BigFrames StreamingDataFrame

bigframes.streaming.StreamingDataFrame is a DataFrame type in the BigQuery DataFrames package. It lets you create a StreamingDataFrame object that can be used to generate a continuously running job that streams data from a designated BigQuery table into Bigtable for online serving. This is done by generating BigQuery continuous queries.

A BigFrames StreamingDataFrame can do the following:

Create a StreamingDataFrame from a designated BigQuery table
Optionally, perform additional Pandas operations like select, filter, and preview the content
Create and manage streaming jobs to Bigtable

Required roles

To get the permissions that you need to use BigQuery DataFrames in a BigQuery notebook, ask your administrator to grant you the following IAM roles:

To get the permissions that you need to write data to a Bigtable table, ask your administrator to grant you the following IAM roles:

Bigtable User (roles/bigtable.user)

Get started

BigQuery DataFrames is an open-source package. To install the latest version, run pip install --upgrade bigframes.

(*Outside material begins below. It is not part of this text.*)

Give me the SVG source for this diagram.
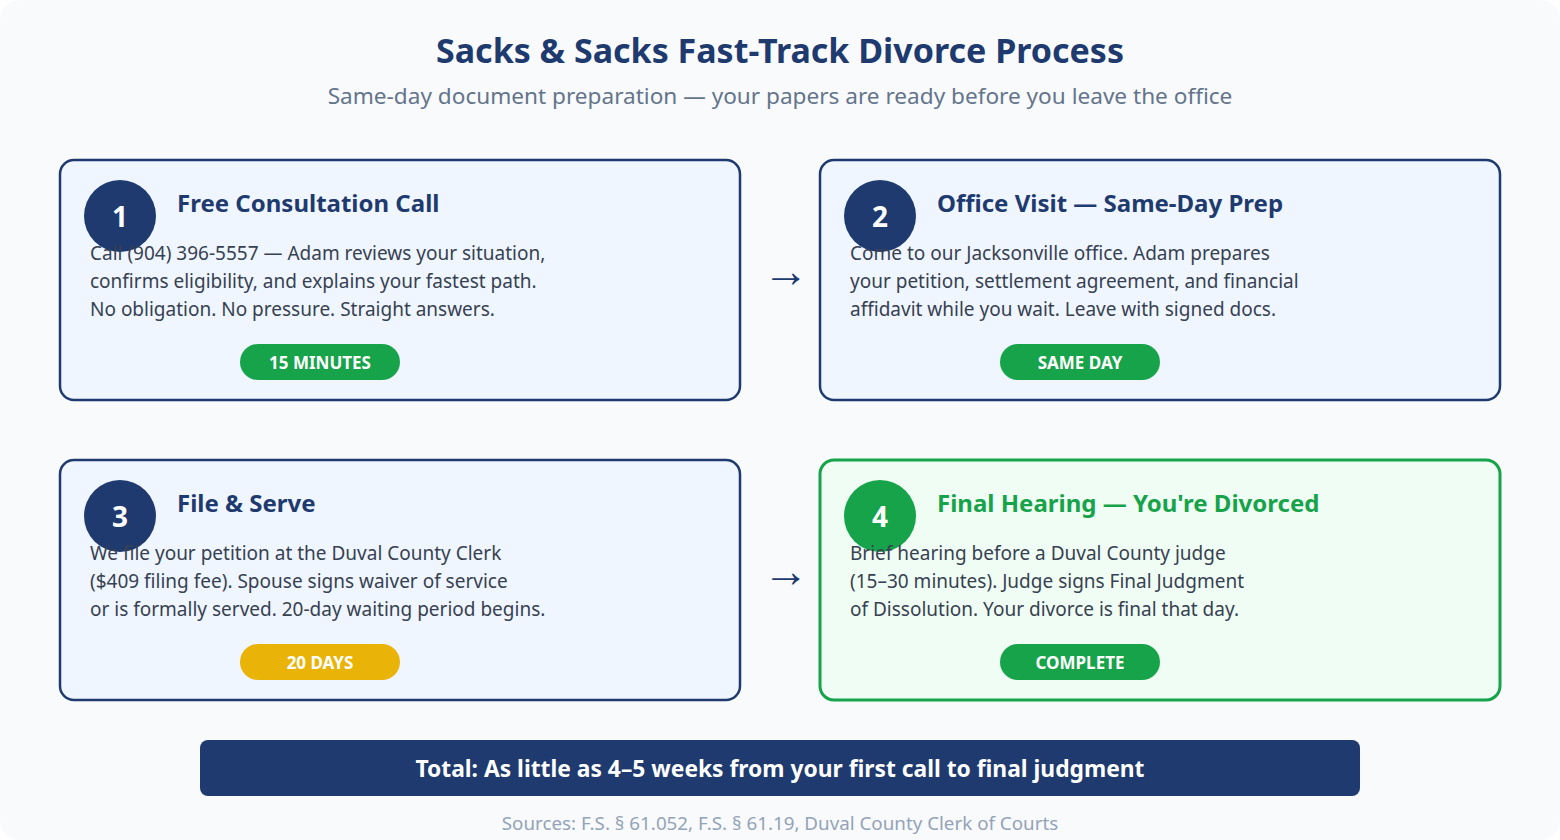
<svg xmlns="http://www.w3.org/2000/svg" width="1560" height="840" viewBox="0 0 1560 840">
<style>
text{font-family:"Noto Sans","Open Sans",sans-serif}
.card{fill:#eff6ff;stroke:#1e3a6e;stroke-width:2.5}
.cardg{fill:#f0fdf4;stroke:#16a34a;stroke-width:3}
.num{fill:#fff;font-size:28px;font-weight:700;text-anchor:middle}
.t{font-size:24px;font-weight:700;fill:#1e3a6e}
.b{font-size:19px;fill:#374151}
.bd{fill:#fff;font-size:17px;font-weight:700;text-anchor:middle}
.arr{font-size:46px;fill:#1e3a6e;text-anchor:middle}
</style>
<rect x="0" y="0" width="1560" height="840" rx="20" fill="#f8fafc"/>
<text x="780" y="63" text-anchor="middle" font-size="34" font-weight="700" fill="#1e3a6e">Sacks &amp; Sacks Fast-Track Divorce Process</text>
<text x="780" y="104" text-anchor="middle" font-size="22.6" fill="#64748b">Same-day document preparation — your papers are ready before you leave the office</text>
<g id="connectors">
<text class="arr" x="786" y="287">→</text>
<text class="arr" x="786" y="587">→</text>
</g>
<g id="step1">
<rect class="card" x="60" y="160" width="680" height="240" rx="14"/>
<circle cx="120" cy="216" r="36" fill="#1e3a6e"/><text class="num" x="120" y="227">1</text>
<text class="t" x="177" y="212">Free Consultation Call</text>
<text class="b" x="90" y="260">Call (904) 396-5557 — Adam reviews your situation,</text>
<text class="b" x="90" y="288">confirms eligibility, and explains your fastest path.</text>
<text class="b" x="90" y="316">No obligation. No pressure. Straight answers.</text>
<rect x="240" y="344" width="160" height="36" rx="18" fill="#16a34a"/><text class="bd" x="320" y="369">15 MINUTES</text>
</g>
<g id="step2">
<rect class="card" x="820" y="160" width="680" height="240" rx="14"/>
<circle cx="880" cy="216" r="36" fill="#1e3a6e"/><text class="num" x="880" y="227">2</text>
<text class="t" x="937" y="212">Office Visit — Same-Day Prep</text>
<text class="b" x="850" y="260">Come to our Jacksonville office. Adam prepares</text>
<text class="b" x="850" y="288">your petition, settlement agreement, and financial</text>
<text class="b" x="850" y="316">affidavit while you wait. Leave with signed docs.</text>
<rect x="1000" y="344" width="160" height="36" rx="18" fill="#16a34a"/><text class="bd" x="1080" y="369">SAME DAY</text>
</g>
<g id="step3">
<rect class="card" x="60" y="460" width="680" height="240" rx="14"/>
<circle cx="120" cy="516" r="36" fill="#1e3a6e"/><text class="num" x="120" y="527">3</text>
<text class="t" x="177" y="512">File &amp; Serve</text>
<text class="b" x="90" y="560">We file your petition at the Duval County Clerk</text>
<text class="b" x="90" y="588">($409 filing fee). Spouse signs waiver of service</text>
<text class="b" x="90" y="616">or is formally served. 20-day waiting period begins.</text>
<rect x="240" y="644" width="160" height="36" rx="18" fill="#eab308"/><text class="bd" x="320" y="669">20 DAYS</text>
</g>
<g id="step4">
<rect class="cardg" x="820" y="460" width="680" height="240" rx="14"/>
<circle cx="880" cy="516" r="36" fill="#16a34a"/><text class="num" x="880" y="527">4</text>
<text class="t" x="937" y="512" style="fill:#16a34a">Final Hearing — You're Divorced</text>
<text class="b" x="850" y="560">Brief hearing before a Duval County judge</text>
<text class="b" x="850" y="588">(15–30 minutes). Judge signs Final Judgment</text>
<text class="b" x="850" y="616">of Dissolution. Your divorce is final that day.</text>
<rect x="1000" y="644" width="160" height="36" rx="18" fill="#16a34a"/><text class="bd" x="1080" y="669">COMPLETE</text>
</g>
<g id="total">
<rect x="200" y="740" width="1160" height="56" rx="8" fill="#1e3a6e"/>
<text x="780" y="777" text-anchor="middle" font-size="22.8" font-weight="700" fill="#fff">Total: As little as 4–5 weeks from your first call to final judgment</text>
</g>
<text x="780" y="830" text-anchor="middle" font-size="18.8" fill="#94a3b8">Sources: F.S. § 61.052, F.S. § 61.19, Duval County Clerk of Courts</text>
</svg>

To create your first BigFrames StreamingDataFrame and synchronize data between BigQuery and Bigtable, run following code snippet. For the complete code sample, see the GitHub notebook BigFrames StreamingDataFrame.

  import bigframes.streaming as bst

  bigframes.options._bigquery_options.project = "PROJECT"

  sdf = bst.read_gbq_table("birds.penguins_bigtable_streaming")

  job = sdf.to_bigtable(instance="BIGTABLE_INSTANCE",

    table="TABLE",

    app_profile=None,

    truncate=True,

    overwrite=True,`

    auto_create_column_families=True,

    bigtable_options={},

    job_id=None,

    job_id_prefix= "test_streaming_",)

  print(job.running())

  print(job.error_result)

Replace the following:

PROJECT: the ID of your Google Cloud project
BIGTABLE_INSTANCE: the ID of the Bigtable instance that contains the table you are writing to
TABLE: the ID of the Bigtable table that you are writing to

Once the job is initialized, it runs as a continuous query in BigQuery and streams any data changes to Bigtable.

Costs

There are no additional charges for using the BigQuery BigFrames API, but you are charged for the underlying resources used for continuous queries, Bigtable, and BigQuery.

Continuous queries use BigQuery capacity compute pricing, which is measured in slots. To run continuous queries, you must have a reservation that uses the Enterprise or Enterprise Plus edition and a reservation assignment that uses the CONTINUOUS job type.

Usage of other BigQuery resources, such as data ingestion and storage, are charged at the rates shown in BigQuery pricing.

Usage of Bigtable services that receive continuous query results are charged at the Bigtable pricing rates.

Limitations

All feature and location limitations associated with continuous queries are also applicable for streaming DataFrames.